** BEGIN Source excerpt **

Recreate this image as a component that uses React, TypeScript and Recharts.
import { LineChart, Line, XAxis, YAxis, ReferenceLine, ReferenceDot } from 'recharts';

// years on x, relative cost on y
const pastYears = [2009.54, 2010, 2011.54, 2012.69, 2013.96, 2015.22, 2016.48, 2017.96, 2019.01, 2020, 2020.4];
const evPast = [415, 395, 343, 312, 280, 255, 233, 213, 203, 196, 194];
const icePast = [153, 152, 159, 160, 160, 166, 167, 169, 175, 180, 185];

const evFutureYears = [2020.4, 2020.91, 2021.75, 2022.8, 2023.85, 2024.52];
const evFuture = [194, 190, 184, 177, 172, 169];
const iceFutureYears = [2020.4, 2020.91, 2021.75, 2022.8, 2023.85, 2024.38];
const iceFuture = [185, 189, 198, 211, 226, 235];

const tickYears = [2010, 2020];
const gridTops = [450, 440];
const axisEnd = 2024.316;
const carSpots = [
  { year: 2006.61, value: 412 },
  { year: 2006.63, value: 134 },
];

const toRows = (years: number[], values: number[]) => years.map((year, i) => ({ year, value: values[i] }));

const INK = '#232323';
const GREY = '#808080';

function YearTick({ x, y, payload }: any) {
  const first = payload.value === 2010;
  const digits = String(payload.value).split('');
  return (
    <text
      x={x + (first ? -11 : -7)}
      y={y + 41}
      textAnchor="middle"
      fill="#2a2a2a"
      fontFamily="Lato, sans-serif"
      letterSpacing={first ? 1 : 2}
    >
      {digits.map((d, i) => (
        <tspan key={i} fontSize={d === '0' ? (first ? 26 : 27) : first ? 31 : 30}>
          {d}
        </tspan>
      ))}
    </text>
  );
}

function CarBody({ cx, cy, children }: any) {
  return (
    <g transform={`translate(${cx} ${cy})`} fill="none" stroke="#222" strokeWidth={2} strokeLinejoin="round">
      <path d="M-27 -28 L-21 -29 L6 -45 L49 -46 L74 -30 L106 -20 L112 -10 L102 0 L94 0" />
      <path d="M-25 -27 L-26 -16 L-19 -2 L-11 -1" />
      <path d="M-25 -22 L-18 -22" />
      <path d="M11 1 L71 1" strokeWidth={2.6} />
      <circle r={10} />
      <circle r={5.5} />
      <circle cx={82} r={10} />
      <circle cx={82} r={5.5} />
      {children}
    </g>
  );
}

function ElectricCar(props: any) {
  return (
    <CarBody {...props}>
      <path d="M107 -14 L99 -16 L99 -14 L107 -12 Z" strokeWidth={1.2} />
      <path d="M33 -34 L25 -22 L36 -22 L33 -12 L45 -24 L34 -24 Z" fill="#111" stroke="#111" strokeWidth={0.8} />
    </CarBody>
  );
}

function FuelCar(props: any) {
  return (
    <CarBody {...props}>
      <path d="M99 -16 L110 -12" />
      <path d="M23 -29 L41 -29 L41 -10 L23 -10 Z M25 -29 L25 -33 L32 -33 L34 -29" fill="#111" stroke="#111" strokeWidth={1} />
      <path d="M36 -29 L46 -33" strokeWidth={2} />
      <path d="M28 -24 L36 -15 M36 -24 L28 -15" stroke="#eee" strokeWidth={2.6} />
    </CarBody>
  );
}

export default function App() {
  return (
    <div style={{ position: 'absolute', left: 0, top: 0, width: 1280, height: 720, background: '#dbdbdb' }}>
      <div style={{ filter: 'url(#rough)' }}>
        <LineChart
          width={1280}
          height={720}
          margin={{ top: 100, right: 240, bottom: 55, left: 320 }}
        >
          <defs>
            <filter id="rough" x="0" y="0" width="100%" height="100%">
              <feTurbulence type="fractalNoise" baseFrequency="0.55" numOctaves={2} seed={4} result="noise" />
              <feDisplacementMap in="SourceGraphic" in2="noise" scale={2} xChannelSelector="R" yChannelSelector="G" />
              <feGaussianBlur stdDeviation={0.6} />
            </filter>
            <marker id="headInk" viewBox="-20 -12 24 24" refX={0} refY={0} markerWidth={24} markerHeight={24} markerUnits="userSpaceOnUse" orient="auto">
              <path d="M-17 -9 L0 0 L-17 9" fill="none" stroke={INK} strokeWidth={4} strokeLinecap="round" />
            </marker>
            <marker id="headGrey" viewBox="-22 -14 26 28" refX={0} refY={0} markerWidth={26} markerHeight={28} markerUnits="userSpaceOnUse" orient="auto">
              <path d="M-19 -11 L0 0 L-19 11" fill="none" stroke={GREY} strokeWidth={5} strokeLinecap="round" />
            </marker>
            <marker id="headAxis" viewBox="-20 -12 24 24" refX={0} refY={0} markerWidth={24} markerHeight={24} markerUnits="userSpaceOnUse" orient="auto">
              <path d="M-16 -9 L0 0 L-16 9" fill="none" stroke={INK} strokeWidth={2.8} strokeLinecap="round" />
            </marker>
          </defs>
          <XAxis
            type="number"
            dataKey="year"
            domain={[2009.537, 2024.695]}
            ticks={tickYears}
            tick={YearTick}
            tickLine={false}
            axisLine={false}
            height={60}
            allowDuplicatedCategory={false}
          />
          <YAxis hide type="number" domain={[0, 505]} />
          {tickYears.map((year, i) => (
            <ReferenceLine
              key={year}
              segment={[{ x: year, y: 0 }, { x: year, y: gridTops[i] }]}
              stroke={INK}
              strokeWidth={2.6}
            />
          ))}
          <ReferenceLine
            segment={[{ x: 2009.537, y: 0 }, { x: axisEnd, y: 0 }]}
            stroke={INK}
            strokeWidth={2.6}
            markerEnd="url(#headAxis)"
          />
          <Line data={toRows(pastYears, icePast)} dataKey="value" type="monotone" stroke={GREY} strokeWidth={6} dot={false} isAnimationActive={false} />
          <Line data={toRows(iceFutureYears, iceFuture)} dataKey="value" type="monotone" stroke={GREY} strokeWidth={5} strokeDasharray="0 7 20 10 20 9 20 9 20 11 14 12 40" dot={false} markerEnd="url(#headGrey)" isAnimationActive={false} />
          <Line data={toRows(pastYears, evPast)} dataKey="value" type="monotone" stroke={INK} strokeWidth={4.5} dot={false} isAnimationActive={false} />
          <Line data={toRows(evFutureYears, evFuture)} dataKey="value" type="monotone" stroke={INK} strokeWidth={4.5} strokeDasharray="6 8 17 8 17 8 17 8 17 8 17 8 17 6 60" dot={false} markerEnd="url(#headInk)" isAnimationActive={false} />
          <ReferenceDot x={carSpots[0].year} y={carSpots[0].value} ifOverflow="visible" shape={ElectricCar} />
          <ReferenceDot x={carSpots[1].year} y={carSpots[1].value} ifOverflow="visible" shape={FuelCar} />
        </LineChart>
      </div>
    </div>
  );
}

** END Source excerpt **

_What you need to do_
Word for word, write out all of the data above.

_Solution to this task_
Recreate this image as a component that uses React, TypeScript and Recharts.
import { LineChart, Line, XAxis, YAxis, ReferenceLine, ReferenceDot } from 'recharts';

// years on x, relative cost on y
const pastYears = [2009.54, 2010, 2011.54, 2012.69, 2013.96, 2015.22, 2016.48, 2017.96, 2019.01, 2020, 2020.4];
const evPast = [415, 395, 343, 312, 280, 255, 233, 213, 203, 196, 194];
const icePast = [153, 152, 159, 160, 160, 166, 167, 169, 175, 180, 185];

const evFutureYears = [2020.4, 2020.91, 2021.75, 2022.8, 2023.85, 2024.52];
const evFuture = [194, 190, 184, 177, 172, 169];
const iceFutureYears = [2020.4, 2020.91, 2021.75, 2022.8, 2023.85, 2024.38];
const iceFuture = [185, 189, 198, 211, 226, 235];

const tickYears = [2010, 2020];
const gridTops = [450, 440];
const axisEnd = 2024.316;
const carSpots = [
  { year: 2006.61, value: 412 },
  { year: 2006.63, value: 134 },
];

const toRows = (years: number[], values: number[]) => years.map((year, i) => ({ year, value: values[i] }));

const INK = '#232323';
const GREY = '#808080';

function YearTick({ x, y, payload }: any) {
  const first = payload.value === 2010;
  const digits = String(payload.value).split('');
  return (
    <text
      x={x + (first ? -11 : -7)}
      y={y + 41}
      textAnchor="middle"
      fill="#2a2a2a"
      fontFamily="Lato, sans-serif"
      letterSpacing={first ? 1 : 2}
    >
      {digits.map((d, i) => (
        <tspan key={i} fontSize={d === '0' ? (first ? 26 : 27) : first ? 31 : 30}>
          {d}
        </tspan>
      ))}
    </text>
  );
}

function CarBody({ cx, cy, children }: any) {
  return (
    <g transform={`translate(${cx} ${cy})`} fill="none" stroke="#222" strokeWidth={2} strokeLinejoin="round">
      <path d="M-27 -28 L-21 -29 L6 -45 L49 -46 L74 -30 L106 -20 L112 -10 L102 0 L94 0" />
      <path d="M-25 -27 L-26 -16 L-19 -2 L-11 -1" />
      <path d="M-25 -22 L-18 -22" />
      <path d="M11 1 L71 1" strokeWidth={2.6} />
      <circle r={10} />
      <circle r={5.5} />
      <circle cx={82} r={10} />
      <circle cx={82} r={5.5} />
      {children}
    </g>
  );
}

function ElectricCar(props: any) {
  return (
    <CarBody {...props}>
      <path d="M107 -14 L99 -16 L99 -14 L107 -12 Z" strokeWidth={1.2} />
      <path d="M33 -34 L25 -22 L36 -22 L33 -12 L45 -24 L34 -24 Z" fill="#111" stroke="#111" strokeWidth={0.8} />
    </CarBody>
  );
}

function FuelCar(props: any) {
  return (
    <CarBody {...props}>
      <path d="M99 -16 L110 -12" />
      <path d="M23 -29 L41 -29 L41 -10 L23 -10 Z M25 -29 L25 -33 L32 -33 L34 -29" fill="#111" stroke="#111" strokeWidth={1} />
      <path d="M36 -29 L46 -33" strokeWidth={2} />
      <path d="M28 -24 L36 -15 M36 -24 L28 -15" stroke="#eee" strokeWidth={2.6} />
    </CarBody>
  );
}

export default function App() {
  return (
    <div style={{ position: 'absolute', left: 0, top: 0, width: 1280, height: 720, background: '#dbdbdb' }}>
      <div style={{ filter: 'url(#rough)' }}>
        <LineChart
          width={1280}
          height={720}
          margin={{ top: 100, right: 240, bottom: 55, left: 320 }}
        >
          <defs>
            <filter id="rough" x="0" y="0" width="100%" height="100%">
              <feTurbulence type="fractalNoise" baseFrequency="0.55" numOctaves={2} seed={4} result="noise" />
              <feDisplacementMap in="SourceGraphic" in2="noise" scale={2} xChannelSelector="R" yChannelSelector="G" />
              <feGaussianBlur stdDeviation={0.6} />
            </filter>
            <marker id="headInk" viewBox="-20 -12 24 24" refX={0} refY={0} markerWidth={24} markerHeight={24} markerUnits="userSpaceOnUse" orient="auto">
              <path d="M-17 -9 L0 0 L-17 9" fill="none" stroke={INK} strokeWidth={4} strokeLinecap="round" />
            </marker>
            <marker id="headGrey" viewBox="-22 -14 26 28" refX={0} refY={0} markerWidth={26} markerHeight={28} markerUnits="userSpaceOnUse" orient="auto">
              <path d="M-19 -11 L0 0 L-19 11" fill="none" stroke={GREY} strokeWidth={5} strokeLinecap="round" />
            </marker>
            <marker id="headAxis" viewBox="-20 -12 24 24" refX={0} refY={0} markerWidth={24} markerHeight={24} markerUnits="userSpaceOnUse" orient="auto">
              <path d="M-16 -9 L0 0 L-16 9" fill="none" stroke={INK} strokeWidth={2.8} strokeLinecap="round" />
            </marker>
          </defs>
          <XAxis
            type="number"
            dataKey="year"
            domain={[2009.537, 2024.695]}
            ticks={tickYears}
            tick={YearTick}
            tickLine={false}
            axisLine={false}
            height={60}
            allowDuplicatedCategory={false}
          />
          <YAxis hide type="number" domain={[0, 505]} />
          {tickYears.map((year, i) => (
            <ReferenceLine
              key={year}
              segment={[{ x: year, y: 0 }, { x: year, y: gridTops[i] }]}
              stroke={INK}
              strokeWidth={2.6}
            />
          ))}
          <ReferenceLine
            segment={[{ x: 2009.537, y: 0 }, { x: axisEnd, y: 0 }]}
            stroke={INK}
            strokeWidth={2.6}
            markerEnd="url(#headAxis)"
          />
          <Line data={toRows(pastYears, icePast)} dataKey="value" type="monotone" stroke={GREY} strokeWidth={6} dot={false} isAnimationActive={false} />
          <Line data={toRows(iceFutureYears, iceFuture)} dataKey="value" type="monotone" stroke={GREY} strokeWidth={5} strokeDasharray="0 7 20 10 20 9 20 9 20 11 14 12 40" dot={false} markerEnd="url(#headGrey)" isAnimationActive={false} />
          <Line data={toRows(pastYears, evPast)} dataKey="value" type="monotone" stroke={INK} strokeWidth={4.5} dot={false} isAnimationActive={false} />
          <Line data={toRows(evFutureYears, evFuture)} dataKey="value" type="monotone" stroke={INK} strokeWidth={4.5} strokeDasharray="6 8 17 8 17 8 17 8 17 8 17 8 17 6 60" dot={false} markerEnd="url(#headInk)" isAnimationActive={false} />
          <ReferenceDot x={carSpots[0].year} y={carSpots[0].value} ifOverflow="visible" shape={ElectricCar} />
          <ReferenceDot x={carSpots[1].year} y={carSpots[1].value} ifOverflow="visible" shape={FuelCar} />
        </LineChart>
      </div>
    </div>
  );
}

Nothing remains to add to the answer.